Aydın şöyle konuştu: “Azot ve fosfor, evsel atık, kimyasal atık, sanayi atıkları ya da tarımsal kaynaklı kirlilikten dolayı oluşan bir olay. Karadeniz’de çay ve fındık tarımında gübre olarak çok fazla miktarda azot ve fosfor kullanılıyor. Dolayısıyla bunlar zamanla belki Marmara kadar yakın bir zamanda böyle etki göstermez ama bu kirliliğe devam edersek yarın öbür gün üç, beş, 30 yıl sonra bunlarla biz de karşı karşıya kalacağız.”

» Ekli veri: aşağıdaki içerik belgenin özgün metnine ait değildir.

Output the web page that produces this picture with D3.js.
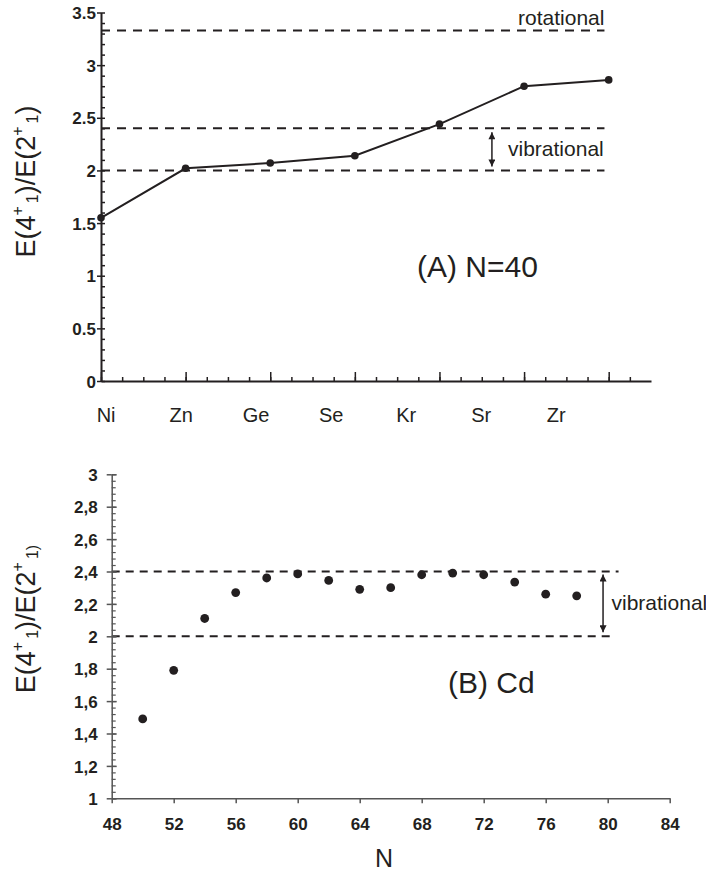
<!DOCTYPE html>
<html>
<head>
<meta charset="utf-8">
<script src="https://cdn.jsdelivr.net/npm/d3@7"></script>
<style>
  html, body { margin: 0; padding: 0; background: #fff; }
  svg { display: block; }
</style>
</head>
<body>
<svg id="chart" width="706" height="872"></svg>
<script>
// ---------- DATA ----------
// Panel A: N = 40 isotones
const elements = ["Ni", "Zn", "Ge", "Se", "Kr", "Sr", "Zr"];
const ratioA = [1.55, 2.02, 2.07, 2.14, 2.44, 2.80, 2.86];
const yTicksA = [0, 0.5, 1, 1.5, 2, 2.5, 3, 3.5];

// Panel B: Cd isotopes
const neutronN = [50, 52, 54, 56, 58, 60, 62, 64, 66, 68, 70, 72, 74, 76, 78];
const ratioB = [1.49, 1.79, 2.11, 2.27, 2.36, 2.385, 2.345, 2.29, 2.30, 2.38, 2.39, 2.38, 2.335, 2.26, 2.25];
const xTicksB = [48, 52, 56, 60, 64, 68, 72, 76, 80, 84];
const yTicksB = [1, 1.2, 1.4, 1.6, 1.8, 2, 2.2, 2.4, 2.6, 2.8, 3];

// Reference limits
const rotationalLimit = 3.33;
const vibrationalLow = 2.0;
const vibrationalHigh = 2.4;

// ---------- SETUP ----------
const FONT = "'Liberation Sans', Arial, Helvetica, sans-serif";
const INK = "#231f20";
const svg = d3.select("#chart");
svg.append("rect").attr("width", 706).attr("height", 872).attr("fill", "#fff");

const defs = svg.append("defs");
defs.append("marker")
  .attr("id", "arrowhead")
  .attr("viewBox", "0 0 10 10")
  .attr("refX", 10).attr("refY", 5)
  .attr("markerWidth", 9).attr("markerHeight", 7)
  .attr("markerUnits", "userSpaceOnUse")
  .attr("orient", "auto-start-reverse")
  .append("path")
  .attr("d", "M0,0 L10,5 L0,10 z")
  .attr("fill", INK);

function yTitle(g, x, y, closingSmall) {
  const t = g.append("text")
    .attr("transform", `translate(${x},${y}) rotate(-90)`)
    .attr("text-anchor", "middle")
    .attr("font-family", FONT)
    .attr("font-size", 27)
    .attr("fill", INK);
  t.append("tspan").text("E(4");
  t.append("tspan").attr("font-size", 16).attr("dy", -12).text("+");
  t.append("tspan").attr("font-size", 16).attr("dx", 3).attr("dy", 15).text("1");
  t.append("tspan").attr("dy", -3).text(")/E(2");
  t.append("tspan").attr("font-size", 16).attr("dy", -12).text("+");
  if (closingSmall) {
    t.append("tspan").attr("font-size", 16).attr("dx", 3).attr("dy", 15).text("1)");
  } else {
    t.append("tspan").attr("font-size", 16).attr("dx", 3).attr("dy", 15).text("1");
    t.append("tspan").attr("dy", -3).text(")");
  }
}

function styleAxis(g) {
  g.selectAll("path.domain").attr("stroke", INK).attr("stroke-width", 2);
  g.selectAll(".tick line").attr("stroke", INK).attr("stroke-width", 1.5);
}

// ---------- PANEL A ----------
const xA = d3.scaleLinear().domain([0, 6.5]).range([101, 651]);
const yA = d3.scaleLinear().domain([0, 3.5]).range([381, 12.5]);
const labelA = d3.scalePoint().domain(elements).range([xA(0.06), xA(5.38)]);

const gA = svg.append("g");

// dashed reference lines
const dashA = [rotationalLimit, vibrationalHigh, vibrationalLow];
gA.selectAll("line.ref").data(dashA).join("line")
  .attr("class", "ref")
  .attr("x1", xA(0)).attr("x2", xA(5.95))
  .attr("y1", d => yA(d)).attr("y2", d => yA(d))
  .attr("stroke", INK).attr("stroke-width", 2)
  .attr("stroke-dasharray", "9,7");

// y axis minor ticks (inside)
const minorYA = d3.range(0, 36).map(i => +(i * 0.1).toFixed(1));
gA.append("g")
  .attr("transform", `translate(${xA(0)},0)`)
  .call(d3.axisRight(yA).tickValues(minorYA).tickSize(4).tickFormat("").tickSizeOuter(0))
  .call(g => g.select(".domain").remove())
  .call(styleAxis);

// y axis majors with labels
gA.append("g")
  .attr("transform", `translate(${xA(0)},0)`)
  .call(d3.axisLeft(yA).tickValues(yTicksA).tickSize(4).tickPadding(1).tickSizeOuter(0)
    .tickFormat(d3.format("~g")))
  .call(styleAxis)
  .call(g => g.selectAll(".tick text")
    .attr("font-family", FONT).attr("font-size", 17).attr("font-weight", "bold")
    .attr("fill", INK).attr("dy", "0.36em"));

// x axis: major and minor ticks upward
const majorXA = d3.range(0, 7);
const minorXA = d3.range(0, 26).map(i => i * 0.25);
gA.append("g")
  .attr("transform", `translate(0,${yA(0)})`)
  .call(d3.axisTop(xA).tickValues(minorXA).tickSize(4).tickFormat("").tickSizeOuter(0))
  .call(styleAxis);
gA.append("g")
  .attr("transform", `translate(0,${yA(0)})`)
  .call(d3.axisTop(xA).tickValues(majorXA).tickSize(9).tickFormat("").tickSizeOuter(0))
  .call(g => g.select(".domain").remove())
  .call(styleAxis);

// category labels
gA.selectAll("text.cat").data(elements).join("text")
  .attr("class", "cat")
  .attr("x", d => labelA(d))
  .attr("y", 421.5)
  .attr("text-anchor", "middle")
  .attr("font-family", FONT).attr("font-size", 20)
  .attr("fill", INK)
  .text(d => d);

// data line and points
const lineA = d3.line().x((d, i) => xA(i)).y(d => yA(d));
gA.append("path").datum(ratioA)
  .attr("d", lineA)
  .attr("fill", "none").attr("stroke", INK).attr("stroke-width", 2);
gA.selectAll("circle").data(ratioA).join("circle")
  .attr("cx", (d, i) => xA(i)).attr("cy", d => yA(d))
  .attr("r", 3.8).attr("fill", INK);

// annotations
gA.append("text")
  .attr("x", xA(5.95)).attr("y", 25)
  .attr("text-anchor", "end")
  .attr("font-family", FONT).attr("font-size", 21).attr("fill", INK)
  .text("rotational");
gA.append("line")
  .attr("x1", xA(4.62)).attr("x2", xA(4.62))
  .attr("y1", yA(vibrationalHigh) + 4).attr("y2", yA(vibrationalLow) - 4)
  .attr("stroke", INK).attr("stroke-width", 1.5)
  .attr("marker-start", "url(#arrowhead)").attr("marker-end", "url(#arrowhead)");
gA.append("text")
  .attr("x", 508).attr("y", 156)
  .attr("font-family", FONT).attr("font-size", 21).attr("fill", INK)
  .text("vibrational");
gA.append("text")
  .attr("x", 417).attr("y", 277)
  .attr("font-family", FONT).attr("font-size", 30).attr("fill", INK)
  .text("(A) N=40");

yTitle(gA, 35, 181.5, false);

// ---------- PANEL B ----------
const xB = d3.scaleLinear().domain([48, 84]).range([111.7, 669.7]);
const yB = d3.scaleLinear().domain([1, 3]).range([798.3, 474.3]);
const commaFmt = d3.formatLocale({ decimal: ",", thousands: ".", grouping: [3], currency: ["", ""] }).format("~g");

const gB = svg.append("g");

// dashed reference lines
gB.selectAll("line.ref").data([vibrationalHigh, vibrationalLow]).join("line")
  .attr("class", "ref")
  .attr("x1", xB(48)).attr("x2", (d, i) => xB(i === 0 ? 80.7 : 80.5))
  .attr("y1", d => yB(d)).attr("y2", d => yB(d))
  .attr("stroke", INK).attr("stroke-width", 2)
  .attr("stroke-dasharray", "8,6");

// y minor ticks inside
const minorYB = d3.range(0, 51).map(i => +(1 + i * 0.04).toFixed(2));
gB.append("g")
  .attr("transform", `translate(${xB(48)},0)`)
  .call(d3.axisRight(yB).tickValues(minorYB).tickSize(4).tickFormat("").tickSizeOuter(0))
  .call(g => g.select(".domain").remove())
  .call(g => g.selectAll(".tick line").attr("stroke", "#555").attr("stroke-width", 1.2));
// y majors inside part
gB.append("g")
  .attr("transform", `translate(${xB(48)},0)`)
  .call(d3.axisRight(yB).tickValues(yTicksB).tickSize(5).tickFormat("").tickSizeOuter(0))
  .call(g => g.select(".domain").remove())
  .call(g => g.selectAll(".tick line").attr("stroke", "#555").attr("stroke-width", 1.5));
// y majors with labels
gB.append("g")
  .attr("transform", `translate(${xB(48)},0)`)
  .call(d3.axisLeft(yB).tickValues(yTicksB).tickSize(5).tickPadding(9).tickSizeOuter(0)
    .tickFormat(commaFmt))
  .call(g => g.select(".domain").attr("stroke", "#555").attr("stroke-width", 1.5))
  .call(g => g.selectAll(".tick line").attr("stroke", "#555").attr("stroke-width", 1.5))
  .call(g => g.selectAll(".tick text")
    .attr("font-family", FONT).attr("font-size", 17).attr("font-weight", "bold")
    .attr("fill", INK).attr("dy", "0.36em"));

// x axis
gB.append("g")
  .attr("transform", `translate(0,${yB(1)})`)
  .call(d3.axisBottom(xB).tickValues(xTicksB).tickSize(5).tickPadding(15).tickSizeOuter(0)
    .tickFormat(d3.format("d")))
  .call(g => g.select(".domain").attr("stroke", "#555").attr("stroke-width", 1.5))
  .call(g => g.selectAll(".tick line").attr("stroke", "#555").attr("stroke-width", 1.5))
  .call(g => g.selectAll(".tick text")
    .attr("font-family", FONT).attr("font-size", 17).attr("font-weight", "bold")
    .attr("fill", INK));

// points
gB.selectAll("circle").data(ratioB).join("circle")
  .attr("cx", (d, i) => xB(neutronN[i])).attr("cy", d => yB(d))
  .attr("r", 4.4).attr("fill", INK);

// annotations
gB.append("line")
  .attr("x1", xB(79.7)).attr("x2", xB(79.7))
  .attr("y1", yB(vibrationalHigh) + 3).attr("y2", yB(vibrationalLow) - 4)
  .attr("stroke", INK).attr("stroke-width", 1.5)
  .attr("marker-start", "url(#arrowhead)").attr("marker-end", "url(#arrowhead)");
gB.append("text")
  .attr("x", 611.5).attr("y", 609.5)
  .attr("font-family", FONT).attr("font-size", 21).attr("fill", INK)
  .text("vibrational");
gB.append("text")
  .attr("x", 448).attr("y", 693)
  .attr("font-family", FONT).attr("font-size", 30).attr("fill", INK)
  .text("(B) Cd");
gB.append("text")
  .attr("x", 384).attr("y", 867)
  .attr("text-anchor", "middle")
  .attr("font-family", FONT).attr("font-size", 25).attr("fill", INK)
  .text("N");

yTitle(gB, 35, 619, true);
</script>
</body>
</html>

‘Sağlıklı ekosistem değil‘
Karadeniz’deki illerin arıtma sistemini biyolojik artıma sistemine dönüştürmesi gerektiğine dikkat çeken Prof. Dr. Aydın, şöyle devam etti: “Karadeniz’deki bütün illerin arıtma ya da kanalizasyonları denize döküyoruz. Düzgün arıtma sistemi de yok zaten. Kanalizasyonları veya arıtmaları derin deşarj, diyerek 20 metre derinliğe gidip bırakıyoruz. Bunların tamamı Karadeniz’i kirletici unsuru olarak karşımıza çıkıyor. Bu arıtmaları biz biyolojik yüksek arıtma sistemine dönüştürmediğimiz müddetçe Karadeniz’de zaman içinde kirlilik unsuru olarak kendini gösterecektir. Bu salya olmaz, başka bir şey olur. Gübrelemeyi düzene sokmamız lazım. Vahşice gübreleme yapılmaması lazım. Topraklarımızı verimsiz hale getirdik ve Karadeniz’de kullanılan gübrelerin tamamı ya da kullanılmış olan kimyasalların tamamı yağmur, yüzeysel sularla derelerle ve sonuç itibarıyla denize geliyor. Karadeniz zaten çok sağlıklı ekosistem değil.”
‘Balık popülasyonları azaldı’
Balık popülasyonlarının azaldığını da kaydeden Prof. Dr. Aydın, şunları kaydetti: “Her geçen gün Karadeniz’de çöküş var. Çöküş olmaya da devam ediyor. Nüfus artışı ile kirletme unsurları artıyor. Zamanla Karadeniz daha da kirlenecektir. Balık popülasyonlarımız da her geçen gün azalıyor. Hiç yukarı giden eğilim yok. Stoklarımızın tamamı çöküş eğiliminde. Eğer hamsiyi 40 liraya, 50 liraya yiyorsak demek ki Karadeniz sistemi çöküyor demektir. Bunun başka anlamı yok. Deniz salyasının Marmara’da etkisi beş yıl sürebilir çünkü ciddi oranda sadece suyun yüzeyinde gözüken değil zeminde bu çökecek ve zemin yapısındaki birçok canlının ölmesine neden olacak. Bu zamanla balıkları bile öldürecek. Bunun ötesinde bütün deniz bitkilerine, süngerlere, kabuklulara, yavaş hareket eden moloz grubu olan salyangozlara, yengeçlerine olumsuz etki yapacaktır. Uzun süre bunun olumsuz etkisini çekeceğiz. Bunlar denizel ekosistemde sonuçta zinciri kırıyor. Bir şekilde balık popülasyonlarına da olumsuz etki gösterecektir.”